Medicare Fraud, Waste and Abuse
- The Affordable Care Act includes new resources and tools to protect taxpayer dollars by preventing fraud in Medicare and Medicaid, building on the efforts of the Department of Health and Human Services and the Justice Department. In the last three years, the government recovered over $14.9 billion from individuals and companies seeking fraudulent payments. These efforts have been strengthened by tougher penalties for people who steal from Medicare and more law enforcement to identify criminals abusing the law and beneficiaries.
- Other measures include supporting technology to prevent fraud before it happens. Examples are preventing fraudulent payments from going out in the first place vs. trying to recapture the money and working with the Senior Medicare Patrol program, which educates seniors and their friends and neighbors about how to stop Medicare fraud.

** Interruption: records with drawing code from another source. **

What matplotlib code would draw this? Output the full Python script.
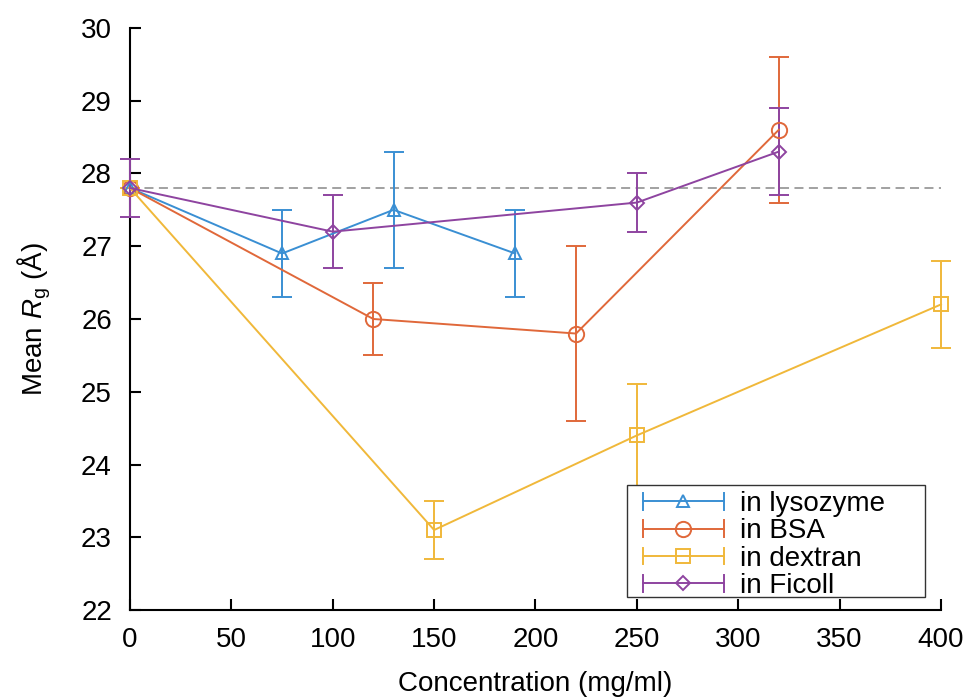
import matplotlib
matplotlib.use("Agg")
import matplotlib.pyplot as plt
from matplotlib.lines import Line2D
from matplotlib.patches import Rectangle
from matplotlib.legend_handler import HandlerBase

plt.rcParams['font.family'] = ['Liberation Sans', 'DejaVu Sans']
plt.rcParams['mathtext.fontset'] = 'custom'
plt.rcParams['mathtext.rm'] = 'Liberation Sans'
plt.rcParams['mathtext.it'] = 'Liberation Sans:italic'

# Mean radius of gyration vs crowder concentration
lys_x = [0, 75, 130, 190]
lys_y = [27.8, 26.9, 27.5, 26.9]
lys_e = [0.0, 0.6, 0.8, 0.6]

bsa_x = [0, 120, 220, 320]
bsa_y = [27.8, 26.0, 25.8, 28.6]
bsa_e = [0.0, 0.5, 1.2, 1.0]

dex_x = [0, 150, 250, 400]
dex_y = [27.8, 23.1, 24.4, 26.2]
dex_e = [0.0, 0.4, 0.7, 0.6]

fic_x = [0, 100, 250, 320]
fic_y = [27.8, 27.2, 27.6, 28.3]
fic_e = [0.4, 0.5, 0.4, 0.6]

reference_rg = 27.8
labels = ['in lysozyme', 'in BSA', 'in dextran', 'in Ficoll']
colors = ['#3a8fd3', '#e0683a', '#f0b83a', '#8e44a0']
markers = ['^', 'o', 's', 'D']
msizes = [9, 11, 10, 7.5]

xticks = [0, 50, 100, 150, 200, 250, 300, 350, 400]
yticks = [22, 23, 24, 25, 26, 27, 28, 29, 30]

fig = plt.figure(figsize=(9.73, 6.98), dpi=100)
ax = fig.add_axes([0.1336, 0.126, 0.8335, 0.834])

ax.plot([xticks[0], xticks[-1]], [reference_rg, reference_rg], ls=(0, (5, 3)),
        color='#9a9a9a', lw=1.3, zorder=1)

series = [(lys_x, lys_y, lys_e), (bsa_x, bsa_y, bsa_e),
          (dex_x, dex_y, dex_e), (fic_x, fic_y, fic_e)]
for (x, y, e), c, m, ms in zip(series, colors, markers, msizes):
    ax.errorbar(x, y, yerr=e, color=c, marker=m, ms=ms, mfc='none', mec=c,
                mew=1.4, lw=1.4, elinewidth=1.4, capsize=7, capthick=1.4,
                clip_on=False, zorder=3)


class CapLineHandler(HandlerBase):
    """Horizontal line with end caps and a centred open marker."""

    def __init__(self, color, marker, ms):
        super().__init__()
        self.color, self.marker, self.ms = color, marker, ms

    def create_artists(self, legend, orig_handle, xdescent, ydescent,
                       width, height, fontsize, trans):
        yc = height / 2 - ydescent
        x0, x1 = -xdescent, -xdescent + width
        cap = 0.3 * fontsize
        arts = [
            Line2D([x0, x1], [yc, yc], color=self.color, lw=1.4),
            Line2D([x0, x0], [yc - cap, yc + cap], color=self.color, lw=1.4),
            Line2D([x1, x1], [yc - cap, yc + cap], color=self.color, lw=1.4),
            Line2D([(x0 + x1) / 2], [yc], marker=self.marker, ms=self.ms,
                   mfc='none', mec=self.color, mew=1.4, ls='none'),
        ]
        for a in arts:
            a.set_transform(trans)
        return arts


# legend box
box = Rectangle((0.6128, 0.0223), 0.9803 - 0.6128, 0.2148 - 0.0223,
                transform=ax.transAxes, facecolor='white', edgecolor='#333333',
                lw=1.0, zorder=5, clip_on=False)
ax.add_patch(box)

handles = [Line2D([], [], color=c) for c in colors]
hmap = {h: CapLineHandler(c, m, ms) for h, c, m, ms in zip(handles, colors, markers, msizes)}
leg = ax.legend(handles, labels, loc='upper left', bbox_to_anchor=(0.6326, 0.2045),
                fontsize=20, frameon=False, handlelength=2.9, handletextpad=0.6,
                labelspacing=0.05, borderpad=0, borderaxespad=0,
                handler_map=hmap)
leg.set_zorder(6)

ax.set_xlim(0, 400)
ax.set_ylim(22, 30)
ax.set_xticks(xticks)
ax.set_yticks(yticks)
ax.tick_params(direction='in', length=8, width=1.5, labelsize=20)
ax.tick_params(axis='y', pad=13)
ax.tick_params(axis='x', pad=12)
for s in ['top', 'right']:
    ax.spines[s].set_visible(False)
for s in ['left', 'bottom']:
    ax.spines[s].set_linewidth(1.5)

ax.set_xlabel('Concentration (mg/ml)', fontsize=20, labelpad=13)
ax.set_ylabel(r'Mean $R_\mathrm{g}$ (Å)', fontsize=20, labelpad=20)

fig.savefig('out.png', dpi=100)
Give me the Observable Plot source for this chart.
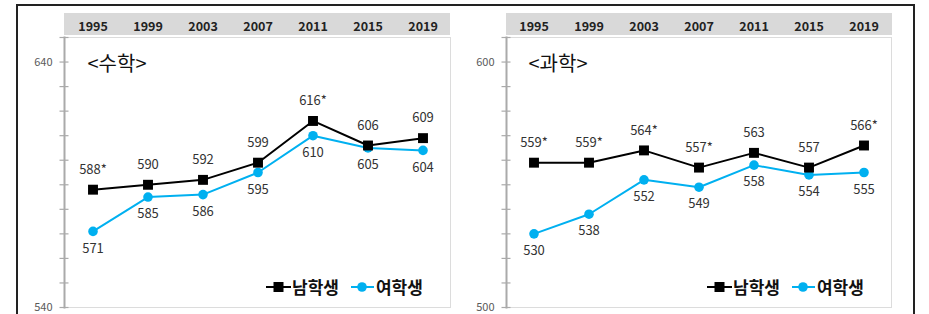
<!DOCTYPE html>
<html>
<head>
<meta charset="utf-8">
<script src="https://cdn.jsdelivr.net/npm/d3@7"></script>
<script src="https://cdn.jsdelivr.net/npm/@observablehq/plot@0.6"></script>
<style>
  body { margin: 0; background: #fff; font-family: "Noto Sans CJK KR", "Noto Sans", sans-serif; }
  #wrap { position: relative; width: 929px; height: 314px; overflow: hidden; }
  .box { position: absolute; left: 16px; top: 4px; width: 899px; height: 330px; border: 2px solid #222; box-sizing: border-box; }
  .band { position: absolute; background: #d9d9d9; }
  .chart { position: absolute; top: 0; }
  .legend { position: absolute; display: flex; align-items: center; font-size: 17px; font-weight: bold; color: #111; white-space: nowrap; }
  .legend svg { display: block; }
  .legend span { margin-right: 12px; }
</style>
</head>
<body>
<div id="wrap">
  <div class="box"></div>
</div>
<script>
// ---- data ----
const years = ["1995", "1999", "2003", "2007", "2011", "2015", "2019"];
const mathMale = [588, 590, 592, 599, 616, 606, 609];
const mathFemale = [571, 585, 586, 595, 610, 605, 604];
const mathMaleLabels = ["588*", "590", "592", "599", "616*", "606", "609"];
const mathFemaleLabels = ["571", "585", "586", "595", "610", "605", "604"];
const sciMale = [559, 559, 564, 557, 563, 557, 566];
const sciFemale = [530, 538, 552, 549, 558, 554, 555];
const sciMaleLabels = ["559*", "559*", "564*", "557*", "563", "557", "566*"];
const sciFemaleLabels = ["530", "538", "552", "549", "558", "554", "555"];
const mathTicks = [540, 550, 560, 570, 580, 590, 600, 610, 620, 630, 640, 650];
const mathTickLabels = [540, 640];
const sciTicks = [500, 510, 520, 530, 540, 550, 560, 570, 580, 590, 600, 610];
const sciTickLabels = [500, 600];
const seriesNames = ["남학생", "여학생"];
const mathTitle = "<수학>";
const sciTitle = "<과학>";

const BLUE = "#00b0f0";
const FONT = "Noto Sans CJK KR, Noto Sans, sans-serif";

function makeChart(cfg) {
  const male = years.map((y, i) => ({year: y, v: cfg.male[i], label: cfg.maleLabels[i]}));
  const female = years.map((y, i) => ({year: y, v: cfg.female[i], label: cfg.femaleLabels[i]}));
  return Plot.plot({
    width: cfg.width,
    height: 314,
    marginLeft: cfg.ml,
    marginRight: cfg.mr,
    marginTop: 37,
    marginBottom: 7,
    style: {fontFamily: FONT, background: "transparent", overflow: "visible"},
    x: {type: "band", domain: years, padding: 0, axis: null, label: null},
    y: {domain: cfg.domain, axis: null, label: null},
    marks: [
      Plot.frame({stroke: "#dcdcdc"}),
      Plot.frame({anchor: "left", stroke: "#aaaaaa", strokeWidth: 2}),
      Plot.axisY({ticks: cfg.ticks, tickSize: 9, dx: 4.5, tickFormat: () => "", label: null, stroke: "#aaaaaa", strokeWidth: 1.2}),
      Plot.axisY({ticks: cfg.tickLabels, tickSize: 0, tickPadding: 12, fontSize: 11, fill: "#595959", label: null, tickFormat: d => String(d)}),
      Plot.axisX({anchor: "top", tickSize: 0, tickPadding: 7, fontSize: 12.5, fontWeight: "bold", fill: "#222", label: null}),
      Plot.text([cfg.title], {frameAnchor: "top-left", dx: cfg.titleDx, dy: 19, fontSize: 20, fill: "#111", textAnchor: "start"}),
      Plot.line(female, {x: "year", y: "v", stroke: BLUE, strokeWidth: 2}),
      Plot.line(male, {x: "year", y: "v", stroke: "#000", strokeWidth: 2}),
      Plot.dot(female, {x: "year", y: "v", r: 4.8, fill: BLUE, stroke: null, symbol: "circle"}),
      Plot.dot(male, {x: "year", y: "v", r: 5.6, fill: "#000", stroke: null, symbol: "square"}),
      Plot.text(male, {x: "year", y: "v", text: "label", dy: -20, fontSize: 13, fill: "#333"}),
      Plot.text(female, {x: "year", y: "v", text: "label", dy: 17, fontSize: 13, fill: "#333"})
    ]
  });
}

function addBand(left, width) {
  const b = document.createElement("div");
  b.className = "band";
  Object.assign(b.style, {left: left + "px", top: "13px", width: width + "px", height: "22px"});
  document.getElementById("wrap").appendChild(b);
}

function addLegend(left) {
  const lg = document.createElement("div");
  lg.className = "legend";
  lg.style.left = left + "px";
  lg.style.top = "274px";
  lg.innerHTML =
    `<svg width="26" height="24"><line x1="0" x2="25" y1="12" y2="12" stroke="#000" stroke-width="2"/><rect x="7.5" y="7" width="10" height="10" fill="#000"/></svg>` +
    `<span>${seriesNames[0]}</span>` +
    `<svg width="24" height="24"><line x1="0" x2="23" y1="12" y2="12" stroke="${BLUE}" stroke-width="2"/><circle cx="11" cy="12" r="4.8" fill="${BLUE}"/></svg>` +
    `<span style="margin-left:1px">${seriesNames[1]}</span>`;
  document.getElementById("wrap").appendChild(lg);
}

addBand(64, 386);
addBand(506, 386);

const c1 = makeChart({width: 460, ml: 64, mr: 10, domain: [540, 650], ticks: mathTicks, tickLabels: mathTickLabels,
  male: mathMale, female: mathFemale, maleLabels: mathMaleLabels, femaleLabels: mathFemaleLabels, title: mathTitle, titleDx: 23});
c1.classList.add("chart");
c1.style.left = "0px";
document.getElementById("wrap").appendChild(c1);

const c2 = makeChart({width: 469, ml: 46, mr: 38, domain: [500, 610], ticks: sciTicks, tickLabels: sciTickLabels,
  male: sciMale, female: sciFemale, maleLabels: sciMaleLabels, femaleLabels: sciFemaleLabels, title: sciTitle, titleDx: 22});
c2.classList.add("chart");
c2.style.left = "460px";
document.getElementById("wrap").appendChild(c2);

addLegend(266);
addLegend(707);
</script>
</body>
</html>
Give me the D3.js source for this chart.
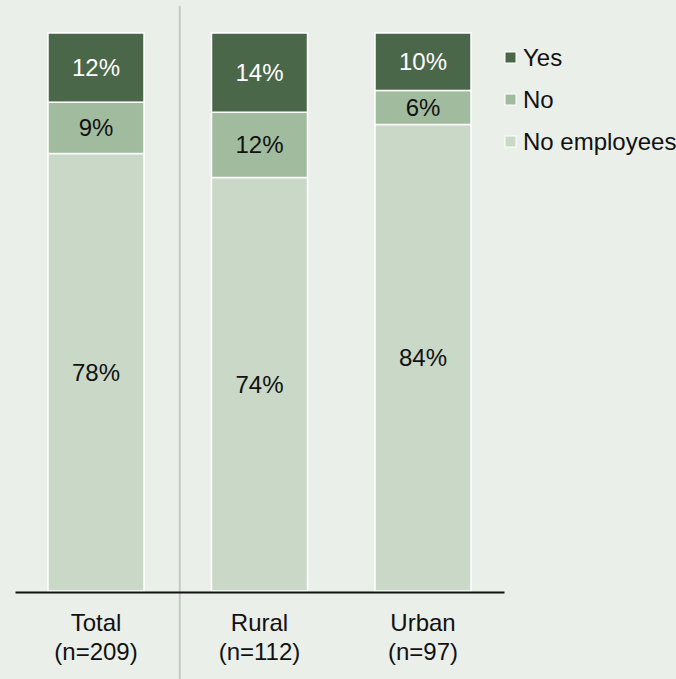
<!DOCTYPE html>
<html>
<head>
<meta charset="utf-8">
<script src="https://cdn.jsdelivr.net/npm/d3@7"></script>
<style>
  html, body { margin: 0; padding: 0; background: #ebefea; }
  svg { display: block; font-family: "Liberation Sans", Arial, sans-serif; }
</style>
</head>
<body>
<svg id="chart" width="676" height="679"></svg>
<script>
const categories = ["Total", "Rural", "Urban"];
const sampleSizes = ["(n=209)", "(n=112)", "(n=97)"];
const seriesKeys = ["No employees", "No", "Yes"];
const noEmployees = [78.4, 74.1, 83.6];
const noValues = [9.2, 11.7, 6.1];
const yesValues = [12.4, 14.2, 10.3];
const legendOrder = ["Yes", "No", "No employees"];

const colors = { "Yes": "#4b6749", "No": "#a1bb9f", "No employees": "#c9d8c7" };
const textColors = { "Yes": "#ffffff", "No": "#111111", "No employees": "#111111" };

const rows = categories.map((c, i) => ({
  cat: c, "No employees": noEmployees[i], "No": noValues[i], "Yes": yesValues[i]
}));

const svg = d3.select("#chart");
const W = 676, H = 679;
svg.append("rect").attr("width", W).attr("height", H).attr("fill", "#ebefea");

const x = d3.scaleBand().domain(categories).range([15, 504])
  .paddingInner(0.4128).paddingOuter(0.2018);
const y = d3.scaleLinear().domain([0, 100]).range([591, 33]);

const stacked = d3.stack().keys(seriesKeys)(rows);

const fmt = v => Math.round(v) + "%";

const layers = svg.append("g").selectAll("g").data(stacked).join("g")
  .attr("fill", d => colors[d.key]);

layers.selectAll("rect").data(d => d.map(p => ({ p, key: d.key }))).join("rect")
  .attr("x", d => x(d.p.data.cat))
  .attr("width", x.bandwidth())
  .attr("y", d => y(d.p[1]))
  .attr("height", d => y(d.p[0]) - y(d.p[1]))
  .attr("stroke", "#ffffff")
  .attr("stroke-width", 1.5);

layers.selectAll("text").data(d => d.map(p => ({ p, key: d.key }))).join("text")
  .attr("x", d => x(d.p.data.cat) + x.bandwidth() / 2)
  .attr("y", d => (y(d.p[0]) + y(d.p[1])) / 2)
  .attr("dy", "0.35em")
  .attr("text-anchor", "middle")
  .attr("font-size", 24)
  .attr("fill", d => textColors[d.key])
  .text(d => fmt(d.p[1] - d.p[0]));

// Separator line between Total and subgroups
const sepX = (x("Total") + x.bandwidth() + x("Rural")) / 2 + 2;
svg.append("line")
  .attr("x1", sepX).attr("x2", sepX)
  .attr("y1", 6).attr("y2", H)
  .attr("stroke", "#c6c8c6").attr("stroke-width", 2);

// Axis baseline
const xAxis = d3.axisBottom(x).tickSize(0).tickPadding(0).tickFormat("");
const axisG = svg.append("g").attr("transform", `translate(0,${y(0) + 1})`).call(xAxis);
axisG.select(".domain").attr("stroke", "#111").attr("stroke-width", 2);

// Category labels
categories.forEach((c, i) => {
  const t = svg.append("text")
    .attr("x", x(c) + x.bandwidth() / 2)
    .attr("y", 631)
    .attr("text-anchor", "middle")
    .attr("font-size", 24)
    .attr("fill", "#111");
  t.append("tspan").attr("x", x(c) + x.bandwidth() / 2).attr("dy", 0).text(c);
  t.append("tspan").attr("x", x(c) + x.bandwidth() / 2).attr("dy", 29).text(sampleSizes[i]);
});

// Legend
const legend = svg.append("g").attr("transform", "translate(505,0)");
legendOrder.forEach((k, i) => {
  const cy = 58 + i * 42;
  legend.append("rect")
    .attr("x", 0).attr("y", cy - 6)
    .attr("width", 11).attr("height", 11)
    .attr("fill", colors[k]).attr("stroke", "#ffffff").attr("stroke-width", 1);
  legend.append("text")
    .attr("x", 18).attr("y", cy)
    .attr("dy", "0.35em")
    .attr("font-size", 24)
    .attr("fill", "#111")
    .text(k);
});
</script>
</body>
</html>
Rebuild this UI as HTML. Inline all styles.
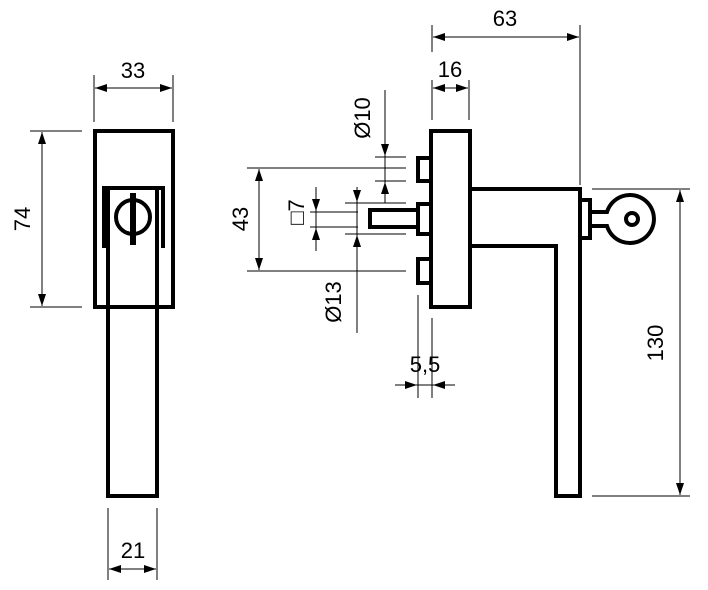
<!DOCTYPE html>
<html><head><meta charset="utf-8"><style>
html,body{margin:0;padding:0;background:#fff;}
svg{display:block;}
text{font-family:"Liberation Sans",Arial,sans-serif;font-size:22px;fill:#000;}
</style></head><body>
<svg width="708" height="590" viewBox="0 0 708 590" xmlns="http://www.w3.org/2000/svg">
<defs>
<marker id="a" markerWidth="12" markerHeight="8" refX="12" refY="4" orient="auto-start-reverse" markerUnits="userSpaceOnUse">
<path d="M0,0 L12,4 L0,8 Z" fill="#000"/>
</marker>
</defs>
<g stroke="#000" stroke-width="1" fill="none">
<line x1="94" y1="75" x2="94" y2="122"/><line x1="173" y1="75" x2="173" y2="122"/>
<line x1="95" y1="88" x2="172" y2="88" marker-start="url(#a)" marker-end="url(#a)"/>
<line x1="30" y1="131" x2="82" y2="131"/><line x1="30" y1="307" x2="82" y2="307"/>
<line x1="42" y1="132" x2="42" y2="306" marker-start="url(#a)" marker-end="url(#a)"/>
<line x1="108" y1="508" x2="108" y2="580"/><line x1="157" y1="508" x2="157" y2="580"/>
<line x1="109" y1="569" x2="156" y2="569" marker-start="url(#a)" marker-end="url(#a)"/>
<line x1="432" y1="25" x2="432" y2="52"/><line x1="580" y1="25" x2="580" y2="185"/>
<line x1="433" y1="37" x2="579" y2="37" marker-start="url(#a)" marker-end="url(#a)"/>
<line x1="432" y1="80" x2="432" y2="120"/><line x1="469" y1="80" x2="469" y2="120"/>
<line x1="433" y1="88" x2="468" y2="88" marker-start="url(#a)" marker-end="url(#a)"/>
<line x1="247" y1="168" x2="406" y2="168"/><line x1="247" y1="271" x2="406" y2="271"/>
<line x1="259" y1="169" x2="259" y2="270" marker-start="url(#a)" marker-end="url(#a)"/>
<line x1="375" y1="157" x2="406" y2="157"/><line x1="375" y1="181" x2="406" y2="181"/>
<line x1="385" y1="90" x2="385" y2="156" marker-end="url(#a)"/>
<line x1="385" y1="203" x2="385" y2="182" marker-end="url(#a)"/>
<line x1="385" y1="156" x2="385" y2="182"/>
<line x1="310" y1="212" x2="358" y2="212"/><line x1="310" y1="227" x2="358" y2="227"/>
<line x1="316" y1="187" x2="316" y2="211" marker-end="url(#a)"/>
<line x1="316" y1="251" x2="316" y2="228" marker-end="url(#a)"/>
<line x1="316" y1="211" x2="316" y2="228"/>
<line x1="345" y1="203" x2="406" y2="203"/><line x1="345" y1="234" x2="406" y2="234"/>
<line x1="357" y1="187" x2="357" y2="202" marker-end="url(#a)"/>
<line x1="357" y1="333" x2="357" y2="235" marker-end="url(#a)"/>
<line x1="357" y1="202" x2="357" y2="235"/>
<line x1="418" y1="295" x2="418" y2="398"/><line x1="432" y1="318" x2="432" y2="398"/>
<line x1="395" y1="385" x2="417" y2="385" marker-end="url(#a)"/>
<line x1="455" y1="385" x2="433" y2="385" marker-end="url(#a)"/>
<line x1="417" y1="385" x2="433" y2="385"/>
<line x1="592" y1="189" x2="690" y2="189"/><line x1="592" y1="496" x2="690" y2="496"/>
<line x1="680" y1="190" x2="680" y2="495" marker-start="url(#a)" marker-end="url(#a)"/>
</g>
<g stroke="#000" stroke-width="4" fill="none" stroke-linejoin="miter">
<rect x="95" y="131" width="78" height="176"/>
<path d="M104,248 L104,188 L163,188 L163,248"/>
<path d="M108,188 L108,496 L157,496 L157,188"/>
<circle cx="133" cy="217" r="17"/>
<rect x="431" y="131" width="39" height="176"/>
<rect x="418" y="158" width="13" height="23"/>
<rect x="418" y="204" width="13" height="30"/>
<rect x="418" y="259" width="13" height="24"/>
<rect x="370" y="210" width="48" height="17"/>
<path d="M470,189 L580,189 L580,496 L556,496 L556,246 L470,246"/>
<rect x="580" y="200" width="10" height="38"/>
<path fill="none" d="M590,212 L607,212 A24,24 0 1 1 607,226 L590,226"/>
<circle cx="632" cy="219" r="6" fill="none"/>
</g>
<line x1="133" y1="193" x2="133" y2="245" stroke="#000" stroke-width="6"/>
<text x="133" y="78" text-anchor="middle">33</text>
<text x="133" y="558" text-anchor="middle">21</text>
<text x="505" y="26" text-anchor="middle">63</text>
<text x="450" y="77" text-anchor="middle">16</text>
<text x="425" y="372" text-anchor="middle">5,5</text>
<text transform="translate(30,219) rotate(-90)" text-anchor="middle">74</text>
<text transform="translate(248,219) rotate(-90)" text-anchor="middle">43</text>
<text transform="translate(370,118) rotate(-90)" text-anchor="middle">Ø10</text>
<text transform="translate(304,212) rotate(-90)" text-anchor="middle">□7</text>
<text transform="translate(341,302) rotate(-90)" text-anchor="middle">Ø13</text>
<text transform="translate(663,343) rotate(-90)" text-anchor="middle">130</text>
</svg>
</body></html>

Helping Americans of All Ages
- The Affordable Care Act helps seniors and Americans of all ages. The following ACA benefits will be implemented in 2014, improving health care for more individuals and families.
- Requiring U.S. citizens and legal residents to have qualifying health coverage (there is a phased-in tax penalty for those without coverage, with certain exemptions).
- Providing refundable and advanceable tax credits and cost sharing subsidies to eligible individuals.
- Creating state-based health insurance exchanges where individuals and small businesses with up to 100 employees can purchase qualified coverage.
- Requiring guarantee issue and renewability of health insurance regardless of health status and allowing rating variation based only on age (limited to a 3 to 1 ratio), geographic area, family composition and tobacco use in the individual, small group market and the health insurance exchanges.
- Prohibiting annual limits on the dollar value of coverage.
- Requiring Medicare Advantage plans to have medical loss ratios no lower than 85 percent.
- Reducing Medicare payments to certain hospitals for hospital-acquired conditions by one percent.
- Expanding Medicaid (optional for states) to individuals not eligible for Medicare under age 65 with incomes up to 133 percent of the federal poverty level and providing enhanced federal matching payments for new eligibles.
- Allowing all hospitals participating in Medicaid to make presumptive eligibility determinations for all Medicaid-eligible populations.
- Requiring the Office of Personnel Management to contract with insurers to offer at least two multi-state plans in each health care exchange.
- Creating an essential health benefits package that provides a comprehensive set of services, limiting annual cost-sharing to the Health Savings Account limits.
- Creating a temporary reinsurance program to collect payments from health insurers in the individual and group markets to provide payments to plans in the individual market that cover high-risk individuals.
- Permitting states the option to create a Basic Health Plan for uninsured individuals with incomes between 133-200 percent of federal poverty level who would otherwise be eligible to receive premium subsidies in the exchange.
- Assessing a fee of $2,000 per full-time employee, excluding the first 30 employees, on employers with more than 50 employees that do not offer coverage and have at least one full-time employee who receives a premium tax credit.
- Permitting employers to offer employees rewards of up to 30 percent, potentially increasing to 50 percent, of the cost of coverage for participating in a wellness program and meeting certain health-related standards.
- Imposing new fees on the health insurance sector.
- Establishing an Independent Advisory Board, comprised of 15 members, to submit legislative proposals containing recommendations to reduce the per capita rate of growth in Medicare spending if spending exceeds a target growth rate.